2. Assessing the terms of debate
The paper strongly criticizes the Australian Treasury Department for preparing studies of corporate tax rate cuts that do not appear to reflect fully honest and consistent modeling. This critique makes me feel, good for a change, about parallel institutions in the U.S. At least so far, and pending political interference that can't be ruled out in the upcoming tax "reform" debate, I believe that our Treasury, Joint Committee on Taxation, and Congressional Budget Office have both chosen to, and been allowed to, perform better than this. Plus we get important NGO backup, such as from the Tax Policy Center, which stepped into the breech when self-serving politicians (encouraged by some academics who should have known better) shut down distributional estimates on the Hill for proposed tax changes.

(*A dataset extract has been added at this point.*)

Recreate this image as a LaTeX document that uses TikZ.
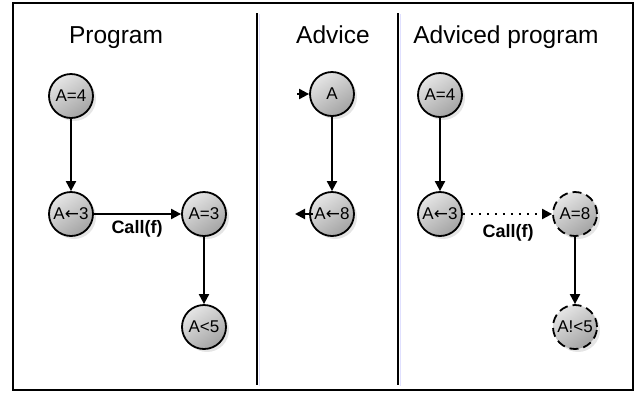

The paper also suggests an at least implicit critique, which may be expanded in later drafts, of how much (though not all) of the economics profession has tended to look at corporate income taxation, e.g., by stressing the small open economy analysis more than issues around the taxation of rents. This might parallel critiques that others have offered in the past, e.g., regarding "Econ 101ism" or the rise of neoliberalism.